* BEGIN *

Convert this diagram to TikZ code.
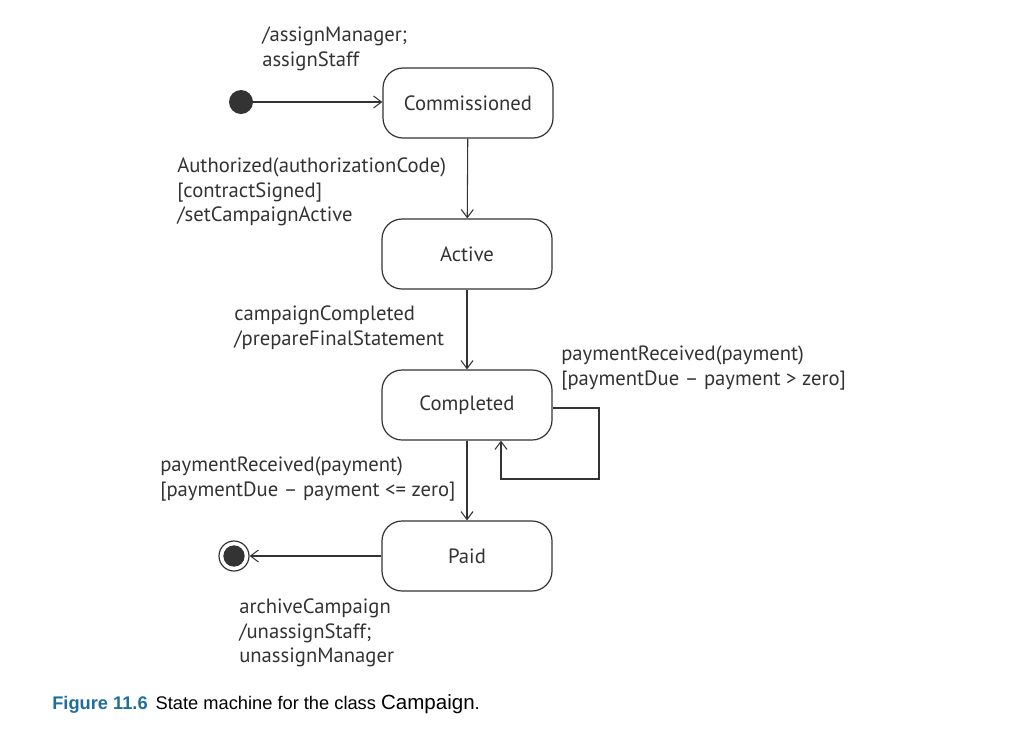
\documentclass[tikz,border=0pt]{standalone}
\usepackage{fontspec}
\setmainfont{PT Sans}
\newfontfamily\capfont{Liberation Sans}
\usetikzlibrary{arrows.meta}
\definecolor{capblue}{HTML}{1F6E9C}
\definecolor{ink}{HTML}{333333}
\begin{document}
\begin{tikzpicture}[x=0.75pt,y=-0.75pt,
  every node/.style={text=ink},
  state/.style={draw=ink, line width=0.9pt, rounded corners=15pt, minimum width=127.5pt, minimum height=52.5pt, font=\fontsize{15.5}{18}\selectfont},
  lbl/.style={anchor=north west, inner sep=0pt, align=left, font=\fontsize{15.5}{18.3}\selectfont},
  tr/.style={draw=ink, line width=0.8pt, -{Straight Barb[length=6pt,width=9pt]}}]
\useasboundingbox (0,0) rectangle (1016,740);
\node[state] (comm) at (468,103) {Commissioned};
\node[state] (act) at (467,254) {Active};
\node[state] (comp) at (467,405) {Completed};
\node[state] (paid) at (467,556) {Paid};
\node[circle, fill=ink, inner sep=0pt, minimum size=18pt] (init) at (241,102) {};
\node[circle, draw=ink, line width=0.9pt, inner sep=0pt, minimum size=22.5pt] (fin) at (234,556) {};
\node[circle, fill=ink, inner sep=0pt, minimum size=16pt] at (fin.center) {};
\coordinate (l1) at (599,408);
\coordinate (l2) at (599,479);
\coordinate (l3) at (501,479);
\draw[tr] (init) -- (comm.west |- init);
\draw[tr] (comm) -- (act);
\draw[tr] (act) -- (comp);
\draw[tr] (comp) -- (paid);
\draw[tr] (paid) -- (fin);
\draw[tr] (comp.east |- l1) -- (l1) -- (l2) -- (l3) -- (l3 |- comp.south);
\node[lbl] (t1) at (262,27) {/assignManager;\\assignStaff};
\node[lbl] (t2) at (177,158) {Authorized(authorizationCode)\\{}[contractSigned]\\/setCampaignActive};
\node[lbl] (t3) at (234,306) {campaignCompleted\\/prepareFinalStatement};
\node[lbl] (t4) at (561,346) {paymentReceived(payment)\\{}[paymentDue -- payment > zero]};
\node[lbl] (t5) at (160,457) {paymentReceived(payment)\\{}[paymentDue -- payment <= zero]};
\node[lbl] (t6) at (239,599) {archiveCampaign\\/unassignStaff;\\unassignManager};
\node[anchor=base west, inner sep=0pt, text=black, font=\capfont\fontsize{13.7}{16}\selectfont] (cap) at (52,709) {{\color{capblue}\bfseries Figure 11.6}\hspace{6pt}State machine for the class {\fontsize{15.4}{18}\selectfont Campaign}.};
\end{tikzpicture}
\end{document}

* END *

## [Exercise task]
Leave out the pictures and give the listing above again exactly.

## [Exercise answer]
Convert this diagram to TikZ code.
\documentclass[tikz,border=0pt]{standalone}
\usepackage{fontspec}
\setmainfont{PT Sans}
\newfontfamily\capfont{Liberation Sans}
\usetikzlibrary{arrows.meta}
\definecolor{capblue}{HTML}{1F6E9C}
\definecolor{ink}{HTML}{333333}
\begin{document}
\begin{tikzpicture}[x=0.75pt,y=-0.75pt,
  every node/.style={text=ink},
  state/.style={draw=ink, line width=0.9pt, rounded corners=15pt, minimum width=127.5pt, minimum height=52.5pt, font=\fontsize{15.5}{18}\selectfont},
  lbl/.style={anchor=north west, inner sep=0pt, align=left, font=\fontsize{15.5}{18.3}\selectfont},
  tr/.style={draw=ink, line width=0.8pt, -{Straight Barb[length=6pt,width=9pt]}}]
\useasboundingbox (0,0) rectangle (1016,740);
\node[state] (comm) at (468,103) {Commissioned};
\node[state] (act) at (467,254) {Active};
\node[state] (comp) at (467,405) {Completed};
\node[state] (paid) at (467,556) {Paid};
\node[circle, fill=ink, inner sep=0pt, minimum size=18pt] (init) at (241,102) {};
\node[circle, draw=ink, line width=0.9pt, inner sep=0pt, minimum size=22.5pt] (fin) at (234,556) {};
\node[circle, fill=ink, inner sep=0pt, minimum size=16pt] at (fin.center) {};
\coordinate (l1) at (599,408);
\coordinate (l2) at (599,479);
\coordinate (l3) at (501,479);
\draw[tr] (init) -- (comm.west |- init);
\draw[tr] (comm) -- (act);
\draw[tr] (act) -- (comp);
\draw[tr] (comp) -- (paid);
\draw[tr] (paid) -- (fin);
\draw[tr] (comp.east |- l1) -- (l1) -- (l2) -- (l3) -- (l3 |- comp.south);
\node[lbl] (t1) at (262,27) {/assignManager;\\assignStaff};
\node[lbl] (t2) at (177,158) {Authorized(authorizationCode)\\{}[contractSigned]\\/setCampaignActive};
\node[lbl] (t3) at (234,306) {campaignCompleted\\/prepareFinalStatement};
\node[lbl] (t4) at (561,346) {paymentReceived(payment)\\{}[paymentDue -- payment > zero]};
\node[lbl] (t5) at (160,457) {paymentReceived(payment)\\{}[paymentDue -- payment <= zero]};
\node[lbl] (t6) at (239,599) {archiveCampaign\\/unassignStaff;\\unassignManager};
\node[anchor=base west, inner sep=0pt, text=black, font=\capfont\fontsize{13.7}{16}\selectfont] (cap) at (52,709) {{\color{capblue}\bfseries Figure 11.6}\hspace{6pt}State machine for the class {\fontsize{15.4}{18}\selectfont Campaign}.};
\end{tikzpicture}
\end{document}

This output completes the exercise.